Missional leaders, in my experience, make three over reactionary mistakes.

  1. We shy away from welcoming Christians in our midst. We rightfully are cautious about inviting already existing Christians into our midst. We do not want to draw Christians away from their own place of worship and context. I heartily endorse this caution. But there are many, many Christians who are disillusioned with current modes of attractional consumerist transactional evangelical church. They are often under the age of 35. Our small communities should be places that welcome these hurting and disillusioned Christians in. We should provide a place for healing and discipleship for the Kingdom. In my past, I have been angry at the megachurch for its consumerist, noncontextual, top down, department store, abusive ways of doing church (I wrote this back then). One time, many years ago, I said in a large setting that missional communities should put flyers on cars in the massive parking lots of megachurches inviting people into the Kingdom. I now repent from my past excesses. Nonetheless, we should be ready to invite good Christians, who have been disillusioned by American consumer church, into seeking God’s Kingdom in Christ with us. Remember, the apostle Paul’s missionary strategy was primarily going to synagogues, not Mars Hill (Acts ch. 17). In a way (I don’t want to take this too far) megachurches are the first century Hellenist Jewish synagogues of our day. People looking and ready for more, the fulfillment of what they have been taught in a real live community. What do you think? Have I gone too far?
  2. We shy away from systems that help strangers find their way into the social reality that is this church (this is what we call organization). We rightfully are cautious about progmatizing our church life. We worry about becoming a megachurch with four bases to follow or six steps to Living on Purpose. I heartily endorse this caution. Nonetheless, we must have a way of initiating people into our communities, giving them a way to navigate into life with God in His Kingdom under the rule of Christ. “Organizing” comes from ‘organic.’ We should organize as God works among us and shapes us into a contextualization of our practices (I have been arguing for a while for seven core practices. It’s in ch. 7 of Prodigal Christianity, and I have a massive expansion of what they are, where they came from and how they work Christologically and ecclesiologically in my upcoming 2014 book.) We must cultivate life in the neighborhoods under the rule of Christ, and then facilitate its flourishing through organizing it.
  3. We shy away from recruiting. We rightfully are cautious about building a church empire, recruiting people to what we’re doing, our idea of church. Nonetheless, we are encountering new people each month. Unless we are working in our offices writing sermons all week, we meet people we run into in the neighborhoods, and even sometimes at Sunday morning gathering. We must be present with them, calling them into anther way of being together: mutually submitting to the Lordship and Reign of Christ in this neighborhood. Regardless of whether they join in with our community or some other community, we should be present with them, inviting every Christian to enter the Kingdom. This takes a cup of coffee, an explanation of the Kingdom and an invitation. In the ’50s, Billy Graham crusades called nominal churchgoers into a personal relationship with God through Jesus. IMO the Billy Graham task of today (before it is too late) is to call nominal megachurch attenders into life with God in His Kingdom in Christ, i.e. life in Mission in the neighborhoods.
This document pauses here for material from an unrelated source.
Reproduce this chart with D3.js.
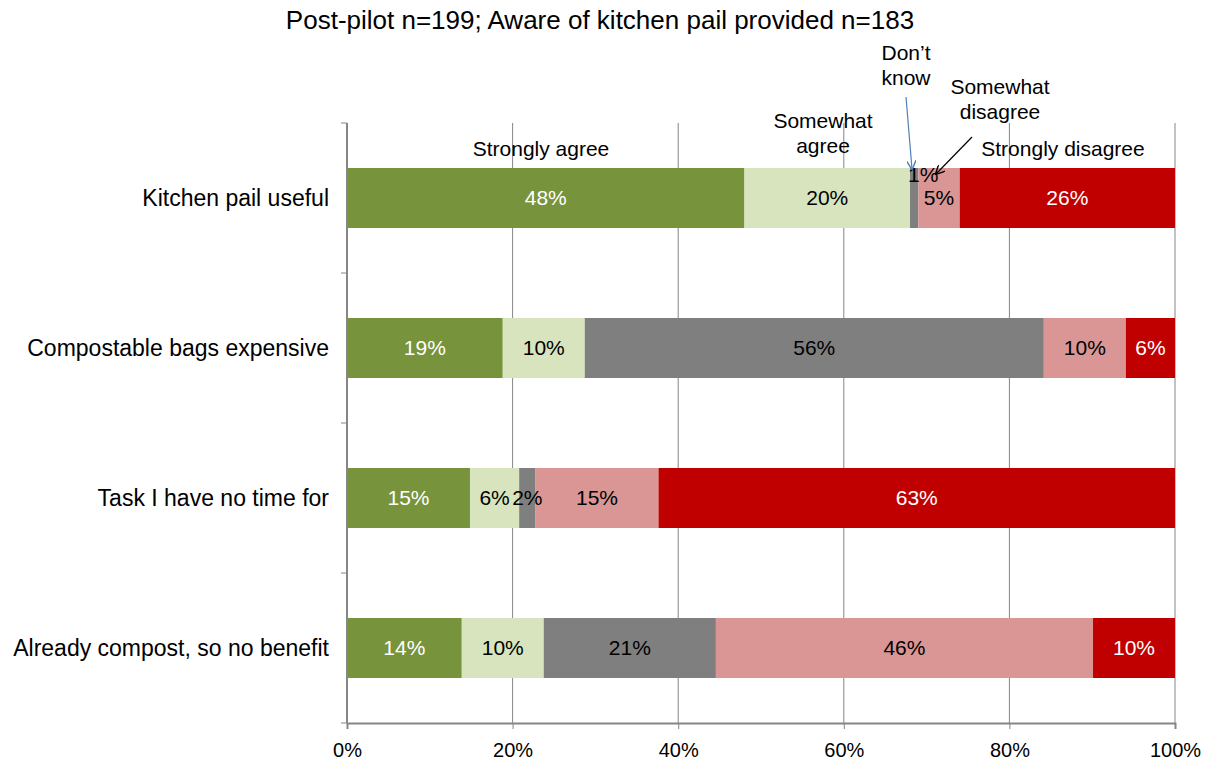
<!DOCTYPE html>
<html><head><meta charset="utf-8">
<script src="https://cdn.jsdelivr.net/npm/d3@7"></script>
<style>body{margin:0;background:#fff}svg{font-family:"Liberation Sans",Arial,sans-serif}</style>
</head><body><svg id="c" width="1207" height="768"></svg>
<script>
const categories = ["Kitchen pail useful","Compostable bags expensive","Task I have no time for","Already compost, so no benefit"];
const seriesNames = ["Strongly agree","Somewhat agree","Don\u2019t know","Somewhat disagree","Strongly disagree"];
const stronglyAgree = [48,19,15,14];
const somewhatAgree = [20,10,6,10];
const dontKnow = [1,56,2,21];
const somewhatDisagree = [5,10,15,46];
const stronglyDisagree = [26,6,63,10];
const xTicks = [0,0.2,0.4,0.6,0.8,1.0];
const title = "Post-pilot n=199; Aware of kitchen pail provided n=183";

const colors = ["#77933C","#D7E4BD","#7F7F7F","#D99694","#C00000"];
const textColors = ["#fff","#000","#000","#000","#fff"];
const series = [stronglyAgree,somewhatAgree,dontKnow,somewhatDisagree,stronglyDisagree];

const svg = d3.select("#c");
const x = d3.scaleLinear().domain([0,1]).range([347,1175]);
const y = d3.scaleBand().domain(categories).range([123,723]).paddingInner(0.6).paddingOuter(0.3);

// gridlines
svg.append("g").selectAll("line").data(xTicks.slice(1)).join("line")
  .attr("x1",d=>x(d)).attr("x2",d=>x(d)).attr("y1",123).attr("y2",723)
  .attr("stroke","#868686").attr("stroke-width",1);

// rows (100% stacked: each row normalised by its total)
const rows = categories.map((c,i)=>{
  const vals = series.map(s=>s[i]);
  const tot = d3.sum(vals);
  let acc = 0;
  return vals.map((v,k)=>{const seg={cat:c,k,v,x0:acc/tot,x1:(acc+v)/tot,row:i};acc+=v;return seg;});
}).flat();

svg.append("g").selectAll("rect").data(rows).join("rect")
  .attr("x",d=>x(d.x0)).attr("width",d=>x(d.x1)-x(d.x0))
  .attr("y",d=>y(d.cat)).attr("height",y.bandwidth())
  .attr("fill",d=>colors[d.k]);

svg.append("g").selectAll("text").data(rows).join("text")
  .attr("x",d=>{const cx=(x(d.x0)+x(d.x1))/2; return d.v<2? cx+9 : cx;})
  .attr("y",d=>{const cy=y(d.cat)+y.bandwidth()/2; return d.v<2? cy-23 : cy;})
  .attr("dy","0.35em").attr("text-anchor","middle").attr("font-size",21)
  .attr("fill",d=>d.v<2?"#000":textColors[d.k])
  .text(d=>d.v+"%");

// axes
const xAxis = d3.axisBottom(x).tickValues(xTicks).tickFormat(d3.format(".0%")).tickSize(6).tickPadding(14);
const gx = svg.append("g").attr("transform","translate(0,723)").call(xAxis);
gx.select(".domain").attr("stroke","#868686").attr("stroke-width",2);
gx.selectAll(".tick line").attr("stroke","#868686");
gx.selectAll("text").attr("font-size",20).attr("fill","#000").attr("font-family","Liberation Sans, Arial, sans-serif");

const yEdges = d3.range(categories.length+1).map(i=>y.range()[0]+i*y.step());
svg.append("line").attr("x1",347).attr("x2",347).attr("y1",123).attr("y2",723).attr("stroke","#868686").attr("stroke-width",2);
svg.append("g").selectAll("line").data(yEdges).join("line")
  .attr("x1",341).attr("x2",347).attr("y1",d=>d).attr("y2",d=>d).attr("stroke","#868686");

svg.append("g").selectAll("text").data(categories).join("text")
  .attr("x",329).attr("y",d=>y(d)+y.bandwidth()/2).attr("dy","0.35em")
  .attr("text-anchor","end").attr("font-size",23).text(d=>d);

// title
svg.append("text").attr("x",600).attr("y",20).attr("dy","0.35em").attr("text-anchor","middle")
  .attr("font-size",26).text(title);

// series annotations
const ann = svg.append("g").attr("font-size",21).attr("text-anchor","middle");
function lbl(lines,cx,cy){lines.forEach((t,i)=>ann.append("text").attr("x",cx).attr("y",cy+i*25).attr("dy","0.35em").text(t));}
lbl([seriesNames[0]],541,149);
lbl(["Somewhat","agree"],823,121);
lbl(["Don\u2019t","know"],906,53);
lbl(["Somewhat","disagree"],1000,87);
lbl([seriesNames[4]],1063,149);

// arrows
const defs = svg.append("defs");
[["ab","#4F81BD"],["ak","#000"]].forEach(([id,c])=>{
  defs.append("marker").attr("id",id).attr("viewBox","0 0 10 10").attr("refX",9).attr("refY",5)
   .attr("markerWidth",8).attr("markerHeight",8).attr("orient","auto")
   .append("path").attr("d","M0,0 L10,5 L0,10").attr("fill","none").attr("stroke",c).attr("stroke-width",1.5);
});
svg.append("line").attr("x1",906).attr("y1",97).attr("x2",912).attr("y2",169).attr("stroke","#4F81BD").attr("stroke-width",1.2).attr("marker-end","url(#ab)");
svg.append("line").attr("x1",972).attr("y1",137).attr("x2",936).attr("y2",174).attr("stroke","#000").attr("stroke-width",1.2).attr("marker-end","url(#ak)");
</script></body></html>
In conclusion, I would like to call all missional church planters (and for that matter, missional leaders period) into “political organizing” for the Kingdom. “Political organizers” (often called “community organizers”) work in neighborhoods, villages and cities to gather people around a cause for the improvement of certain aspects of their neighborhoods or villages. Missional leaders are “political organizers” for the “politic of Jesus.” We are “political organizers for the Kingdom.” Our primary task is to gather people around the King under his Rule for the manifestation of His Kingdom in our midst for the sake of God’s blessings and righteousness in the neighborhood and inviting the world into that. We gather people into the reconciliation of all things in Christ, the renewal of all of life in relation to God through Jesus. This is a social reality. This takes gathering people and organizing them. This takes welcoming Christians, contextualizing systems and recruiting (noncoercively), and then those outside the realm shall come. So my challenge is for missional leaders to become “political organizers for the Kingdom.”
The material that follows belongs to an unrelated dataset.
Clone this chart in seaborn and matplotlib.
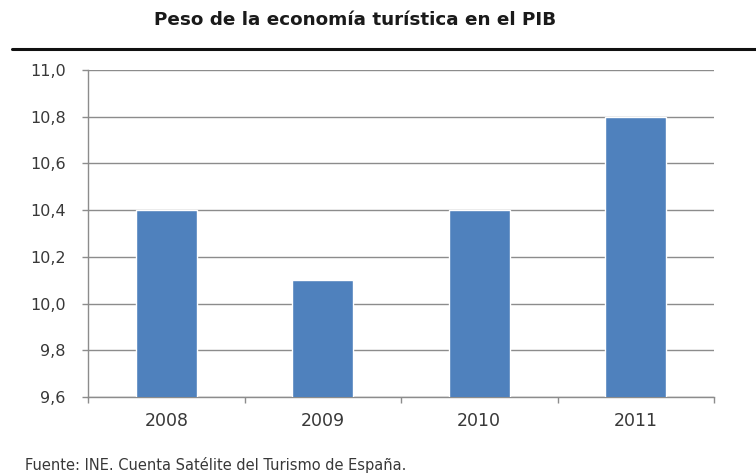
import matplotlib
matplotlib.use("Agg")
import matplotlib.pyplot as plt
import seaborn as sns
import pandas as pd
from matplotlib.ticker import FixedLocator, FuncFormatter

years = ["2008", "2009", "2010", "2011"]
share_pib = [10.4, 10.1, 10.4, 10.8]
y_ticks = [9.6, 9.8, 10.0, 10.2, 10.4, 10.6, 10.8, 11.0]

title = "Peso de la economía turística en el PIB"
source = "Fuente: INE. Cuenta Satélite del Turismo de España."

sns.set_theme(style="white")
plt.rcParams["font.family"] = ["DejaVu Sans"]

df = pd.DataFrame({"year": years, "value": share_pib})

fig = plt.figure(figsize=(7.56, 4.76), dpi=100)
ax = fig.add_axes([88 / 756, 1 - 397 / 476, 626 / 756, 327 / 476])

sns.barplot(data=df, x="year", y="value", color="#4F81BD", saturation=1,
            width=0.39, ax=ax, zorder=3)

ax.set_ylim(9.6, 11.0)
ax.set_xlim(-0.5, 3.5)
ax.set_yticks(y_ticks)
ax.yaxis.set_major_formatter(FuncFormatter(lambda v, _: f"{v:.1f}".replace(".", ",")))
ax.grid(axis="y", color="#8c8c8c", linewidth=1.0, zorder=0)
ax.set_axisbelow(True)

ax.set_xlabel("")
ax.set_ylabel("")

for side in ["top", "right"]:
    ax.spines[side].set_visible(False)
for side in ["left", "bottom"]:
    ax.spines[side].set_color("#8c8c8c")
    ax.spines[side].set_linewidth(1.0)

ax.tick_params(axis="y", which="major", left=True, length=4.5, width=1,
               color="#8c8c8c", labelsize=11.5, labelcolor="#383838", pad=11.5)
ax.tick_params(axis="x", which="major", bottom=False, length=0, labelsize=12.5,
               labelcolor="#383838", pad=11)
ax.xaxis.set_minor_locator(FixedLocator([-0.5, 0.5, 1.5, 2.5, 3.5]))
ax.tick_params(axis="x", which="minor", bottom=True, length=4, width=1,
               color="#8c8c8c", direction="out")

fig.text(355 / 756, 1 - 20 / 476, title, ha="center", va="center",
         fontsize=13.2, fontweight="bold", color="#1a1a1a")
fig.add_artist(plt.Line2D([12 / 756, 1.0], [1 - 49 / 476, 1 - 49 / 476],
                          transform=fig.transFigure, color="#111111",
                          linewidth=2.2))
fig.text(25 / 756, 1 - 465 / 476, source, ha="left", va="center",
         fontsize=10.5, color="#383838")

fig.savefig("out.png", dpi=100, facecolor="white")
For sure, we need to resist the ways of attractional church building. Instead, we do gathering, organizing systems and recruiting totally differently. For many of us, there will be long periods of time when we will have to start from zero with no Christians, and we should be fine with that (we call this ‘pioneering’ and there are tactics for these growing places barren of any Christians in North America). But for those of us called to Hellenist Jewish synagogues of our day, let’s not shrink from doing these political organizing tasks faithfully and carefully.

What do you think, have I sold out to megachurch tactics? Or have I sufficiently redefined what we do into the missional context?